[Aim of the task]:
Write down each entry again, exactly as it reads.

* start Recorded information *

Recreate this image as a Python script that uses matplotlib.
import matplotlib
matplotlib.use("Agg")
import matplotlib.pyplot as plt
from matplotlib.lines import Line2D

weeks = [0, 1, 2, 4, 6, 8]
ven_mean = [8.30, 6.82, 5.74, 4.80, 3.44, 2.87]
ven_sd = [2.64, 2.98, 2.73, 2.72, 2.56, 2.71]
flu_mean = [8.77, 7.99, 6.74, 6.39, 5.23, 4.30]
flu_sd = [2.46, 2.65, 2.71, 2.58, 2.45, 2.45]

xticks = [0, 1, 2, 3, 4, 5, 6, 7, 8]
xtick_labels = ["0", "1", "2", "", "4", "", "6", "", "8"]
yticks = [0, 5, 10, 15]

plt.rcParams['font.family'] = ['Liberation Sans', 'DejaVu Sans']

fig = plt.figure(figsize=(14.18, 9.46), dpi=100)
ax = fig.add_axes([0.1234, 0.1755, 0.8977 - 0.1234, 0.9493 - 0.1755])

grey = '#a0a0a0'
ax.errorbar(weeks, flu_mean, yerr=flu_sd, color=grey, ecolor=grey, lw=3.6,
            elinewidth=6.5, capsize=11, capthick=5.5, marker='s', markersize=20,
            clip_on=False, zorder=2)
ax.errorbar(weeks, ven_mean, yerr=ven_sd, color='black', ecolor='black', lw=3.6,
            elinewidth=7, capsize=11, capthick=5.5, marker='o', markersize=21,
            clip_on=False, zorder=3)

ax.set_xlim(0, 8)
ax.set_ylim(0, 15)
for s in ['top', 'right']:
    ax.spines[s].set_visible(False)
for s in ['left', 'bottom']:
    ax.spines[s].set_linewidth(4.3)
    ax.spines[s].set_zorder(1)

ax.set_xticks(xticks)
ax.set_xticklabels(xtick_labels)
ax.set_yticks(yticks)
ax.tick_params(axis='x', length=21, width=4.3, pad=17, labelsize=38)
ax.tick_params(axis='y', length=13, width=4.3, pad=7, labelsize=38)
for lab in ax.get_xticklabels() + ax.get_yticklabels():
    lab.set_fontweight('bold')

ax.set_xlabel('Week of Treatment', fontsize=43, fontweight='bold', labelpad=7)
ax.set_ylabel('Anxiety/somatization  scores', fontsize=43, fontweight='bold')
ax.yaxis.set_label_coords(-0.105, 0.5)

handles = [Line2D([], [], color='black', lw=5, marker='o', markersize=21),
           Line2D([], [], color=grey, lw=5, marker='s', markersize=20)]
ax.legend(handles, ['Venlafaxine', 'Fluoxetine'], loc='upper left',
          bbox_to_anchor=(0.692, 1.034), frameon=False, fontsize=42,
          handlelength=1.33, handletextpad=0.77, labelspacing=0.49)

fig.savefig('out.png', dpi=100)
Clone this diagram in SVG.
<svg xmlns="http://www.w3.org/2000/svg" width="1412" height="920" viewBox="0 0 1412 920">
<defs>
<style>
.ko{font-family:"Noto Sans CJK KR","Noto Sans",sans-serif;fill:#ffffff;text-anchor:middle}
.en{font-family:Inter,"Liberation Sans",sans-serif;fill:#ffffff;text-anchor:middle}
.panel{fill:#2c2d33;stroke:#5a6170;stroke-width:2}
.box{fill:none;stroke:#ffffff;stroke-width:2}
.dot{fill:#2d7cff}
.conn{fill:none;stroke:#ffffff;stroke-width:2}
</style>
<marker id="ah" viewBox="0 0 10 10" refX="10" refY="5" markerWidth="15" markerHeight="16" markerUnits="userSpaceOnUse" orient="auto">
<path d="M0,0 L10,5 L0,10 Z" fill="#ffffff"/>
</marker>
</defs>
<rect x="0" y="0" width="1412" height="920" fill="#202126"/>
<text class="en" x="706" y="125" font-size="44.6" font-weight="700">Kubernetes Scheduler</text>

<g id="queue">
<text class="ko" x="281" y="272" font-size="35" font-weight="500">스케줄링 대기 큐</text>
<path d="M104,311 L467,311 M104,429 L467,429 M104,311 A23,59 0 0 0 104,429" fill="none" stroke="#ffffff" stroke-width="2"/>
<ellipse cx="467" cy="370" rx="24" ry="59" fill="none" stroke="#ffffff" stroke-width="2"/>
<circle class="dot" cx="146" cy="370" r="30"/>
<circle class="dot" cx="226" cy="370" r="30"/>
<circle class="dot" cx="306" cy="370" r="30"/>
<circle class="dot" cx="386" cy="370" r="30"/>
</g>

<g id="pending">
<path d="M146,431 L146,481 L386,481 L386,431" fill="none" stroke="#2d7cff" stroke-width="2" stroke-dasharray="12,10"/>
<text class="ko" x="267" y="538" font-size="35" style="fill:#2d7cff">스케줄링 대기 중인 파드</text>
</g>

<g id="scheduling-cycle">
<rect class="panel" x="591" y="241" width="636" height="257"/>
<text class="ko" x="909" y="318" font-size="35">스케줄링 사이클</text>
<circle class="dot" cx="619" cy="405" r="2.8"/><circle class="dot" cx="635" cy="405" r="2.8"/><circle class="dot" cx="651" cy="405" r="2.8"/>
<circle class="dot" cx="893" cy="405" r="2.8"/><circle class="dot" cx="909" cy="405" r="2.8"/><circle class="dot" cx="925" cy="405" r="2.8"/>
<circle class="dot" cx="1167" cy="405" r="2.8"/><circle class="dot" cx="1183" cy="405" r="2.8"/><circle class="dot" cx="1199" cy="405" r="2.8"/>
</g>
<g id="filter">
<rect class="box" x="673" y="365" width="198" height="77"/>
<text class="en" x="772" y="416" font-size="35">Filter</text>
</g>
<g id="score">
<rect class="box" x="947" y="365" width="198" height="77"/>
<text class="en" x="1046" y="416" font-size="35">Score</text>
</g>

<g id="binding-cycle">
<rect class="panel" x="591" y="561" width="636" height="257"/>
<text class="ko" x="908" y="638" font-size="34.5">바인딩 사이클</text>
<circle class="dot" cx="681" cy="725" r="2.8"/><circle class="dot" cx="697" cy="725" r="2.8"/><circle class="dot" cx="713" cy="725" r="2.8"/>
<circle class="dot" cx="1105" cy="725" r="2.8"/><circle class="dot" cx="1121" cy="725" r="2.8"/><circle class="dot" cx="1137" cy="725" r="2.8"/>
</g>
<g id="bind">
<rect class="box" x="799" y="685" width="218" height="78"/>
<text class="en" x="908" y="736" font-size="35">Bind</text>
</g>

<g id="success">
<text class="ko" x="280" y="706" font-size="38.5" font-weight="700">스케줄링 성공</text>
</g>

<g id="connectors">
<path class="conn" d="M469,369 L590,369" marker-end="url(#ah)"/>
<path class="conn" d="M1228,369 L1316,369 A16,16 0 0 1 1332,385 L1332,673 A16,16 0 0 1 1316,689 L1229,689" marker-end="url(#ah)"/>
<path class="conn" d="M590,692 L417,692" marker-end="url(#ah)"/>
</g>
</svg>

* end Recorded information *

[Answer for the task]:
Recreate this image as a Python script that uses matplotlib.
import matplotlib
matplotlib.use("Agg")
import matplotlib.pyplot as plt
from matplotlib.lines import Line2D

weeks = [0, 1, 2, 4, 6, 8]
ven_mean = [8.30, 6.82, 5.74, 4.80, 3.44, 2.87]
ven_sd = [2.64, 2.98, 2.73, 2.72, 2.56, 2.71]
flu_mean = [8.77, 7.99, 6.74, 6.39, 5.23, 4.30]
flu_sd = [2.46, 2.65, 2.71, 2.58, 2.45, 2.45]

xticks = [0, 1, 2, 3, 4, 5, 6, 7, 8]
xtick_labels = ["0", "1", "2", "", "4", "", "6", "", "8"]
yticks = [0, 5, 10, 15]

plt.rcParams['font.family'] = ['Liberation Sans', 'DejaVu Sans']

fig = plt.figure(figsize=(14.18, 9.46), dpi=100)
ax = fig.add_axes([0.1234, 0.1755, 0.8977 - 0.1234, 0.9493 - 0.1755])

grey = '#a0a0a0'
ax.errorbar(weeks, flu_mean, yerr=flu_sd, color=grey, ecolor=grey, lw=3.6,
            elinewidth=6.5, capsize=11, capthick=5.5, marker='s', markersize=20,
            clip_on=False, zorder=2)
ax.errorbar(weeks, ven_mean, yerr=ven_sd, color='black', ecolor='black', lw=3.6,
            elinewidth=7, capsize=11, capthick=5.5, marker='o', markersize=21,
            clip_on=False, zorder=3)

ax.set_xlim(0, 8)
ax.set_ylim(0, 15)
for s in ['top', 'right']:
    ax.spines[s].set_visible(False)
for s in ['left', 'bottom']:
    ax.spines[s].set_linewidth(4.3)
    ax.spines[s].set_zorder(1)

ax.set_xticks(xticks)
ax.set_xticklabels(xtick_labels)
ax.set_yticks(yticks)
ax.tick_params(axis='x', length=21, width=4.3, pad=17, labelsize=38)
ax.tick_params(axis='y', length=13, width=4.3, pad=7, labelsize=38)
for lab in ax.get_xticklabels() + ax.get_yticklabels():
    lab.set_fontweight('bold')

ax.set_xlabel('Week of Treatment', fontsize=43, fontweight='bold', labelpad=7)
ax.set_ylabel('Anxiety/somatization  scores', fontsize=43, fontweight='bold')
ax.yaxis.set_label_coords(-0.105, 0.5)

handles = [Line2D([], [], color='black', lw=5, marker='o', markersize=21),
           Line2D([], [], color=grey, lw=5, marker='s', markersize=20)]
ax.legend(handles, ['Venlafaxine', 'Fluoxetine'], loc='upper left',
          bbox_to_anchor=(0.692, 1.034), frameon=False, fontsize=42,
          handlelength=1.33, handletextpad=0.77, labelspacing=0.49)

fig.savefig('out.png', dpi=100)
Clone this diagram in SVG.
<svg xmlns="http://www.w3.org/2000/svg" width="1412" height="920" viewBox="0 0 1412 920">
<defs>
<style>
.ko{font-family:"Noto Sans CJK KR","Noto Sans",sans-serif;fill:#ffffff;text-anchor:middle}
.en{font-family:Inter,"Liberation Sans",sans-serif;fill:#ffffff;text-anchor:middle}
.panel{fill:#2c2d33;stroke:#5a6170;stroke-width:2}
.box{fill:none;stroke:#ffffff;stroke-width:2}
.dot{fill:#2d7cff}
.conn{fill:none;stroke:#ffffff;stroke-width:2}
</style>
<marker id="ah" viewBox="0 0 10 10" refX="10" refY="5" markerWidth="15" markerHeight="16" markerUnits="userSpaceOnUse" orient="auto">
<path d="M0,0 L10,5 L0,10 Z" fill="#ffffff"/>
</marker>
</defs>
<rect x="0" y="0" width="1412" height="920" fill="#202126"/>
<text class="en" x="706" y="125" font-size="44.6" font-weight="700">Kubernetes Scheduler</text>

<g id="queue">
<text class="ko" x="281" y="272" font-size="35" font-weight="500">스케줄링 대기 큐</text>
<path d="M104,311 L467,311 M104,429 L467,429 M104,311 A23,59 0 0 0 104,429" fill="none" stroke="#ffffff" stroke-width="2"/>
<ellipse cx="467" cy="370" rx="24" ry="59" fill="none" stroke="#ffffff" stroke-width="2"/>
<circle class="dot" cx="146" cy="370" r="30"/>
<circle class="dot" cx="226" cy="370" r="30"/>
<circle class="dot" cx="306" cy="370" r="30"/>
<circle class="dot" cx="386" cy="370" r="30"/>
</g>

<g id="pending">
<path d="M146,431 L146,481 L386,481 L386,431" fill="none" stroke="#2d7cff" stroke-width="2" stroke-dasharray="12,10"/>
<text class="ko" x="267" y="538" font-size="35" style="fill:#2d7cff">스케줄링 대기 중인 파드</text>
</g>

<g id="scheduling-cycle">
<rect class="panel" x="591" y="241" width="636" height="257"/>
<text class="ko" x="909" y="318" font-size="35">스케줄링 사이클</text>
<circle class="dot" cx="619" cy="405" r="2.8"/><circle class="dot" cx="635" cy="405" r="2.8"/><circle class="dot" cx="651" cy="405" r="2.8"/>
<circle class="dot" cx="893" cy="405" r="2.8"/><circle class="dot" cx="909" cy="405" r="2.8"/><circle class="dot" cx="925" cy="405" r="2.8"/>
<circle class="dot" cx="1167" cy="405" r="2.8"/><circle class="dot" cx="1183" cy="405" r="2.8"/><circle class="dot" cx="1199" cy="405" r="2.8"/>
</g>
<g id="filter">
<rect class="box" x="673" y="365" width="198" height="77"/>
<text class="en" x="772" y="416" font-size="35">Filter</text>
</g>
<g id="score">
<rect class="box" x="947" y="365" width="198" height="77"/>
<text class="en" x="1046" y="416" font-size="35">Score</text>
</g>

<g id="binding-cycle">
<rect class="panel" x="591" y="561" width="636" height="257"/>
<text class="ko" x="908" y="638" font-size="34.5">바인딩 사이클</text>
<circle class="dot" cx="681" cy="725" r="2.8"/><circle class="dot" cx="697" cy="725" r="2.8"/><circle class="dot" cx="713" cy="725" r="2.8"/>
<circle class="dot" cx="1105" cy="725" r="2.8"/><circle class="dot" cx="1121" cy="725" r="2.8"/><circle class="dot" cx="1137" cy="725" r="2.8"/>
</g>
<g id="bind">
<rect class="box" x="799" y="685" width="218" height="78"/>
<text class="en" x="908" y="736" font-size="35">Bind</text>
</g>

<g id="success">
<text class="ko" x="280" y="706" font-size="38.5" font-weight="700">스케줄링 성공</text>
</g>

<g id="connectors">
<path class="conn" d="M469,369 L590,369" marker-end="url(#ah)"/>
<path class="conn" d="M1228,369 L1316,369 A16,16 0 0 1 1332,385 L1332,673 A16,16 0 0 1 1316,689 L1229,689" marker-end="url(#ah)"/>
<path class="conn" d="M590,692 L417,692" marker-end="url(#ah)"/>
</g>
</svg>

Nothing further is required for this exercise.